New York Times (recommended)

The Guardian

NPR

Book Slut

Interviews:

Fantasy Matters: goes into interesting detail about the reading and research Oyeyemi did for this book

I wanted to tell a straight story that stayed within a logical time frame and location, but it was just impossible. There’s something dynamic in the relationship of the two characters, even in the original fairytale—they battle with words, it’s a battle over who dictates reality, and it became necessary for reality to go elastic in order to show what’s at stake. 

Vogue: very brief but also revealing

I started off wanting to write a Bluebeard story, and I planned to have my heroine encounter a wife-killer, to see what she would do about it. But first I had to get to know Bluebeard, get as close as he’d let me, so I read several different versions and interpretations of the Bluebeard story, which is how I came across the English version, collected by Joseph Jacobs in 1892. In the Perrault version, Bluebeard’s wife denies having seen all the bodies in the Bloody Chamber—she hopes that by denying the other corpses she’ll save her own life. But in the Jacobs version, Lady Mary speaks out. Mr. Fox denies being a killer, but Lady Mary doesn’t back down, and it ends by proving that what she says is true, in the most brilliant way. As soon as I read that story, I wanted Mr. Fox as a protagonist, and Lady Mary became Miss Mary Fox for me. So I had two loving adversaries. But my Mr. Fox is already married, and the dynamic between him and his wife was an entirely different matter.
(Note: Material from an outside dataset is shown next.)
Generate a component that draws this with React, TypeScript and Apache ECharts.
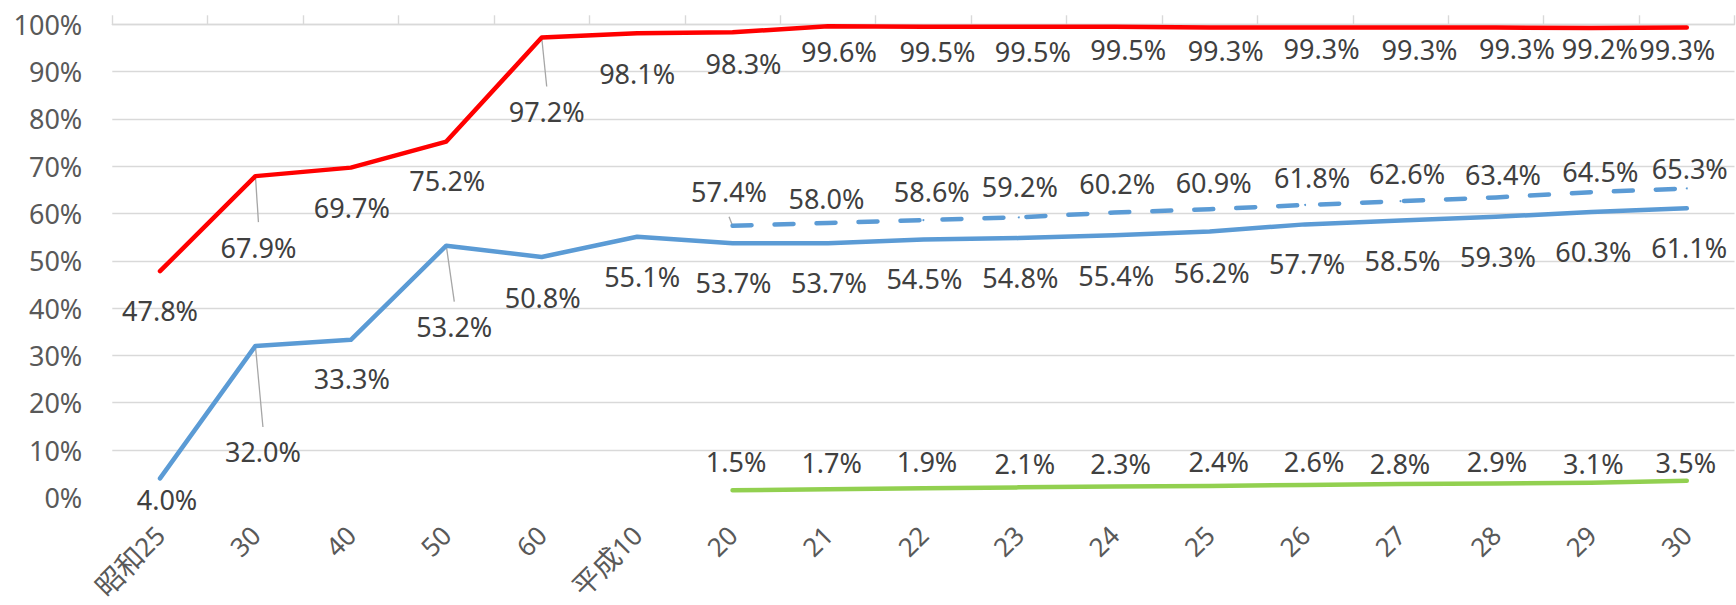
import React, { useEffect, useRef } from 'react';
import * as echarts from 'echarts';

// ---- data ----
const categories = ['昭和25', '30', '40', '50', '60', '平成10', '20', '21', '22', '23', '24', '25', '26', '27', '28', '29', '30'];
const seriesRed = [47.8, 67.9, 69.7, 75.2, 97.2, 98.1, 98.3, 99.6, 99.5, 99.5, 99.5, 99.3, 99.3, 99.3, 99.3, 99.2, 99.3];
const seriesBlue = [4.0, 32.0, 33.3, 53.2, 50.8, 55.1, 53.7, 53.7, 54.5, 54.8, 55.4, 56.2, 57.7, 58.5, 59.3, 60.3, 61.1];
const seriesBlueDashed = [null, null, null, null, null, null, 57.4, 58.0, 58.6, 59.2, 60.2, 60.9, 61.8, 62.6, 63.4, 64.5, 65.3];
const seriesGreen = [null, null, null, null, null, null, 1.5, 1.7, 1.9, 2.1, 2.3, 2.4, 2.6, 2.8, 2.9, 3.1, 3.5];
const yMin = 0;
const yMax = 100;
const yInterval = 10;

// ---- label placement (pixel offsets from each point) ----
const redLabelOffsets = [[0, 39], [3, 71], [1, 40], [1, 39], [5, 74], [0, 40], [11, 31], [11, 25.5], [14, 25], [14, 25], [14, 23], [16, 22.4], [16.5, 21], [19, 22], [21, 21], [8.5, 20], [-9.5, 21.4]];
const blueLabelOffsets = [[7, 21], [7.5, 106], [1, 39], [8, 81], [1, 40], [5, 40], [1, 39], [1, 39], [1, 39], [1.5, 39], [2, 40], [2, 40.7], [2, 39.6], [2, 39.7], [2, 39.5], [2, 39], [2.4, 39.5]];
const dashedLabelOffsets = [null, null, null, null, null, null, [-3.5, -34], [-1.5, -24.7], [8.4, -28.4], [1, -30.6], [3, -29.3], [4, -27], [7, -27.8], [6.6, -27.4], [7, -22.7], [9, -21], [3, -19.7]];
const greenLabelOffsets = [null, null, null, null, null, null, [3.5, -28.5], [3.7, -26.3], [3.6, -26.6], [6, -23.4], [6.4, -23.4], [9, -24], [9, -23.8], [-0.5, -21], [1, -22], [2, -19], [-1, -18]];
// labels joined to their point with a leader line
const leaderRefs: Array<[number[], (number[] | null)[], number]> = [
  [seriesRed, redLabelOffsets, 1],
  [seriesRed, redLabelOffsets, 4],
  [seriesBlue, blueLabelOffsets, 1],
  [seriesBlue, blueLabelOffsets, 3],
  [seriesBlueDashed as number[], dashedLabelOffsets, 6],
];

const FONT = "'Noto Sans', 'Noto Sans CJK JP', sans-serif";
const LABEL_COLOR = '#404040';
const AXIS_COLOR = '#595959';
const GRID_COLOR = '#D9D9D9';

function makeLine(name: string, values: (number | null)[], offsets: (number[] | null)[], color: string, dashed: boolean) {
  return {
    type: 'line',
    name,
    xAxisIndex: 0,
    yAxisIndex: 0,
    data: values.map((v, i) =>
      v == null ? '-' : { value: v, label: { offset: offsets[i] || [0, 0] } }
    ),
    symbol: 'circle',
    symbolSize: 2,
    showSymbol: true,
    connectNulls: false,
    itemStyle: { color },
    lineStyle: {
      color,
      width: 4.5,
      cap: 'round',
      join: 'round',
      type: dashed ? [19, 23] : 'solid',
    },
    label: {
      show: true,
      position: 'inside',
      color: LABEL_COLOR,
      fontSize: 27,
      fontFamily: FONT,
      formatter: (p: any) => Number(p.value).toFixed(1) + '%',
    },
    emphasis: { disabled: true },
    z: 3,
  };
}

export default function App() {
  const ref = useRef<HTMLDivElement>(null);

  useEffect(() => {
    if (!ref.current) return;
    const chart = echarts.init(ref.current, null, { renderer: 'svg' });

    const leaderData = leaderRefs.map(([vals, offs, idx]) => {
      const o = offs[idx] || [0, 0];
      return [idx, vals[idx], o[0], o[1]];
    });

    chart.setOption({
      animation: false,
      backgroundColor: '#ffffff',
      textStyle: { fontFamily: FONT },
      grid: {
        left: 112.3,
        right: 1.5,
        top: 24.3,
        bottom: 107.7,
        containLabel: false,
        outerBoundsMode: 'none',
      },
      xAxis: [
        {
          type: 'category',
          data: categories,
          position: 'bottom',
          boundaryGap: true,
          axisLine: { show: false },
          axisTick: { show: false },
          splitLine: { show: false },
          axisLabel: {
            show: true,
            interval: 0,
            rotate: 45,
            margin: 33,
            color: AXIS_COLOR,
            fontSize: 26,
            fontFamily: FONT,
            formatter: (v: string) => v.replace(/([^0-9]+)/g, '{c|$1}'),
            rich: {
              c: { fontSize: 28, color: AXIS_COLOR, fontFamily: FONT },
            },
          },
        },
        {
          type: 'category',
          data: categories,
          position: 'top',
          boundaryGap: true,
          axisLine: { show: true, lineStyle: { color: GRID_COLOR, width: 1.4 } },
          axisTick: { show: true, inside: false, length: 9, lineStyle: { color: GRID_COLOR, width: 1.4 } },
          axisLabel: { show: false },
          splitLine: { show: false },
        },
      ],
      yAxis: {
        type: 'value',
        min: yMin,
        max: yMax,
        interval: yInterval,
        axisLine: { show: false },
        axisTick: { show: false },
        splitLine: { show: true, showMinLine: false, lineStyle: { color: GRID_COLOR, width: 1.4 } },
        axisLabel: {
          formatter: '{value}%',
          margin: 30,
          color: AXIS_COLOR,
          fontSize: 27,
          fontFamily: FONT,
        },
      },
      series: [
        {
          type: 'custom',
          name: 'leaders',
          xAxisIndex: 0,
          yAxisIndex: 0,
          data: leaderData,
          encode: { x: 0, y: 1 },
          silent: true,
          z: 1,
          renderItem: (params: any, api: any) => {
            const p = api.coord([api.value(0), api.value(1)]);
            const dx = api.value(2);
            const dy = api.value(3);
            const sign = dy > 0 ? 1 : -1;
            return {
              type: 'line',
              shape: { x1: p[0], y1: p[1], x2: p[0] + dx, y2: p[1] + dy - sign * 25 },
              style: { stroke: '#A6A6A6', lineWidth: 1.3 },
            };
          },
        },
        makeLine('blue', seriesBlue, blueLabelOffsets, '#5B9BD5', false),
        makeLine('blueDashed', seriesBlueDashed, dashedLabelOffsets, '#5B9BD5', true),
        makeLine('green', seriesGreen, greenLabelOffsets, '#92D050', false),
        makeLine('red', seriesRed, redLabelOffsets, '#FF0000', false),
      ],
    });

    return () => chart.dispose();
  }, []);

  return (
    <div
      ref={ref}
      style={{ position: 'absolute', left: 0, top: 0, width: 1736, height: 605, background: '#fff' }}
    />
  );
}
The characters set the agenda as I wrote, and quite a lot of the book surprised me. If the book has an air of knowing its own mind, I think that’s because it does.

Oyeyemi has also published a story in The New Statesman (“i live with him, i see his face, i go no more away”), but I think it only illustrates what I mean by her individual stories seem so much lesser divorced from a whole.